Маркиз де Суврэ был сверстником короля и товарищем его по воспитанию. Король очень любил его общество, но совершенно не замечал его отсутствия: благодарность и стойкость привязанности вообще не входили в число добродетелей Капетингов. Зато сам маркиз действительно любил короля преданно, нежно, бескорыстно до трогательности. Только, как умный человек, понимавший, что избыток преданности, слишком явно высказываемый, порождает зависть, интриги и подкопы, Суврэ никогда не подчеркивал в присутствии третьих лиц своей исключительной любви к Людовику. Он так умело отходил в тень, что только один проницательный и хитрый Флери, недолюбливавший Суврэ и взаимно нелюбимый им, разгадывал степень значительности и влияния маркиза на короля. Для всех остальных Суврэ был совершенно безобидным весельчаком, полушутом, забавником, чудаком, любившим говорить изречениями, пословицами да стихами.

Действительно, Суврэ усвоил себе манеру высказывать свои мысли чужими словами. Отличаясь колоссальной памятью и будучи человеком необыкновенно образованным и начитанным, Суврэ знал наизусть всех классиков французской поэзии и так и сыпал стихами, почти всегда замечательно остроумно применяемыми. Это стало его второй натурой и, даже оставаясь наедине с королем, когда не к чему было надевать свою личину, Суврэ не мог отделаться от усвоенной привычки.

Пользуясь разрешением короля, Суврэ окончательно распахнул дверь, взял из рук лакея бархатную подушку, на которой лежал какой-то беленький комочек, и направился с ним к кушетке. Тут он опустился на колени и, протягивая к королю подушку с комочком, оказавшимся очаровательной крошечной собачкой, сказал:

- Вот, ваше величество, собачка, которую так хотела иметь прелестная графиня де Майльи! Могу поручиться, что это - самый крошечный экземпляр из всего собачьего семейства. Но чего мне стоило достать его!..

Людовик лениво погладил собачонку по мягкой, пушистой шерсти и вяло улыбнулся, когда она принялась жадно сосать его мизинец.

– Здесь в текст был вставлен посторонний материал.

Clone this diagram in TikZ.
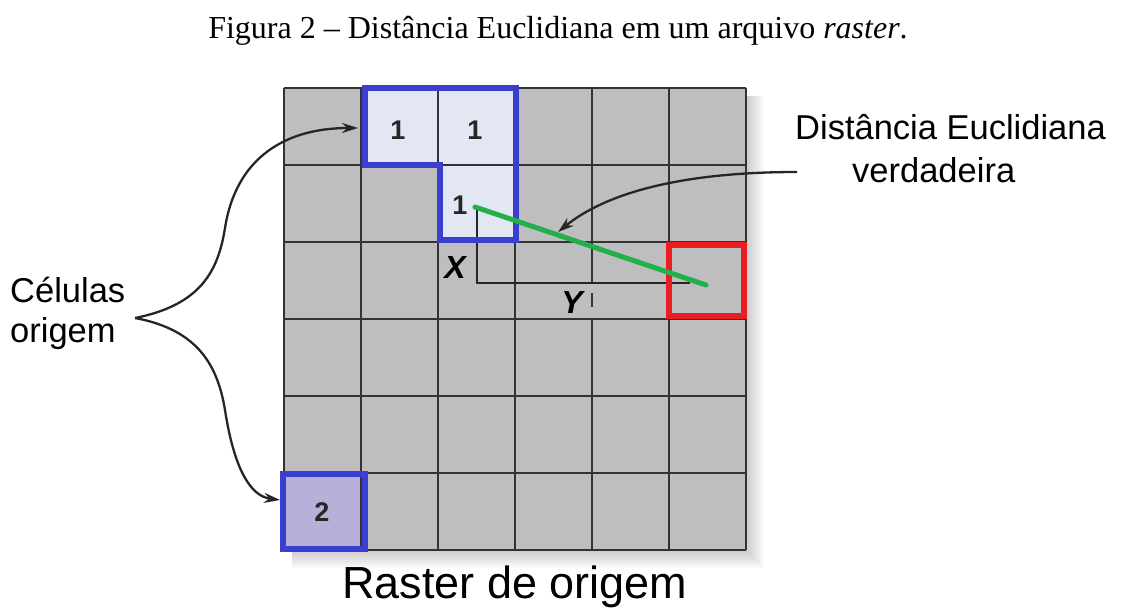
\documentclass[tikz,border=0pt]{standalone}
\usepackage{fontspec}
\setmainfont{Liberation Serif}
\setsansfont{Liberation Sans}
\usetikzlibrary{arrows.meta}
\definecolor{cellgray}{HTML}{BEBEC0}
\definecolor{gridline}{HTML}{333333}
\definecolor{lightcell}{HTML}{E3E7F3}
\definecolor{lavcell}{HTML}{B8B0D8}
\definecolor{bblue}{HTML}{3B3FCF}
\definecolor{rred}{HTML}{EC1C24}
\definecolor{ggreen}{HTML}{22B04B}
\tikzset{
  gridln/.style={draw=gridline, line width=2.5pt},
  outl/.style={line width=6.5pt, line join=miter},
  conn/.style={draw=black!85, line width=2.3pt, -{Stealth[length=16pt,width=10pt]}},
  lbl/.style={font=\sffamily\fontsize{34.5}{40}\selectfont, inner sep=0pt},
  num/.style={font=\sffamily\bfseries\fontsize{27}{30}\selectfont, inner sep=0pt, text=black!85},
  axl/.style={font=\sffamily\bfseries\itshape\fontsize{32}{36}\selectfont, inner sep=0pt},
}
\begin{document}
\begin{tikzpicture}[x=1pt,y=-1pt]
\useasboundingbox (0,0) rectangle (1121,608);
% title
\node[font=\fontsize{32}{36}\selectfont, anchor=base, inner sep=0pt] (title) at (558,38) {Figura 2 -- Distância Euclidiana em um arquivo \textit{raster}.};
% shadow
\foreach \i in {2,4,...,18} \fill[black,opacity=0.022] (292,96) rectangle (746+\i,550+\i);
% cells
\fill[cellgray] (284,88) rectangle (746,550);
\fill[lightcell] (361,88) rectangle (515,165);
\fill[lightcell] (438,165) rectangle (515,242);
\fill[lavcell] (284,473) rectangle (361,550);
% grid lines
\foreach \y in {88,165,242,319,396,473,550} \draw[gridln] (284,\y) -- (746,\y);
\foreach \x in {284,361,438,515,669,746} \draw[gridln] (\x,88) -- (\x,550);
\draw[gridln] (592,88) -- (592,283);
\draw[gridln] (592,293) -- (592,307);
\draw[gridln] (592,319) -- (592,550);
% X / Y legs
\coordinate (pa) at (477,207);
\coordinate (pc) at (477,283);
\coordinate (pd) at (690,283);
\draw[black!85, line width=1.6pt] (pa) -- (pc) -- (pd);
% outlines
\draw[outl, draw=bblue] (365,88) -- (516,88) -- (516,240) -- (440,240) -- (440,165) -- (365,165) -- cycle;
\draw[outl, draw=bblue] (283,474) rectangle (365,549);
\draw[outl, draw=rred] (669,245) rectangle (744,316);
% green line
\coordinate (gs) at (475,207);
\coordinate (ge) at (706,285);
\draw[ggreen, line width=5pt, line cap=round] (gs) -- (ge);
% numbers
\node[num] (n1) at (398,130) {1};
\node[num] (n2) at (475,130) {1};
\node[num] (n3) at (460,205) {1};
\node[num] (n4) at (322,512) {2};
\node[axl] (lx) at (455,267) {X};
\node[axl] (ly) at (572,302) {Y};
% labels
\node[lbl, anchor=base west] (cel) at (10,302) {Células};
\node[lbl, anchor=base west] (ori) at (10,342) {origem};
\node[lbl, anchor=base west] (dist) at (795,139) {Distância Euclidiana};
\node[lbl, anchor=base west] (verd) at (852,182) {verdadeira};
\node[font=\sffamily\fontsize{45}{50}\selectfont, anchor=base west, inner sep=0pt] (rast) at (342,598) {Raster de origem};
% connectors
\coordinate (tip) at (135,318);
\coordinate (t1) at (358,128);
\coordinate (t2) at (280,500);
\coordinate (rs) at (797,172);
\coordinate (rt) at (558,232);
\draw[conn] (tip) .. controls (200,305) and (218,272) .. (225,228) .. controls (236,158) and (285,128) .. (t1);
\draw[conn] (tip) .. controls (200,330) and (218,368) .. (225,410) .. controls (234,468) and (250,496) .. (t2);
\draw[conn] (rs) .. controls (690,172) and (610,190) .. (rt);
\end{tikzpicture}
\end{document}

- Что это за порода? - спросил он.

- Не знаю, ваше величество, потому что родители этого песика были вывезены каким-то английским капитаном из далекой заморской страны. Тем не менее этот песик может с гордостью воскликнуть: "Moi, fils inconnu d'un si glorieux pиre!". Ведь папаша этого маленького комочка спас от неминуемой смерти герцогиню Пармскую, выбив из ее рук стакан с отравленным питьем. Он тут же пал жертвой своего инстинкта: несколько капель жидкости попало на мордочку песика, и он испустил свою собачью душу в ужасных конвульсиях. Благодарная герцогиня приказала набальзамировать его труп. Обо всем этом я узнал в Тоскане, где мне рассказали, кроме того, что герой оставил после себя двух малолетних наследников и что миниатюрнее этой собачьей семьи нет во всей Европе. Тогда я немедленно ринулся в Парму. Увы! Герцогиня и слушать не хотела о том, чтобы расстаться с сыном своего спасителя. Благословив свою судьбу за то, что я проживал в Парме инкогнито, я подкупил придворного лакея, и вот - "C'était pendant l'horreur d'une profonde nuit, - пес был выкраден, и я понесся с драгоценной добычей обратно во Францию, чтобы сложить ее у ног моего короля!

- Благодарю тебя, Суврэ, - ласково сказал Людовик. - Я всегда знал, что ты - мой лучший друг! Положи где-нибудь собачку и скажи потом Корбелэну, чтобы он присмотрел за ней, пока я не преподнесу ее графине. А в знак моей дружбы и благодарности возьми вот это, - король снял с пальца и кинул маркизу массивное золотое кольцо, изображавшее дракона, который в бессильной ярости закусил свой хвост и как бы изрыгал пламя крупными рубинами глаз.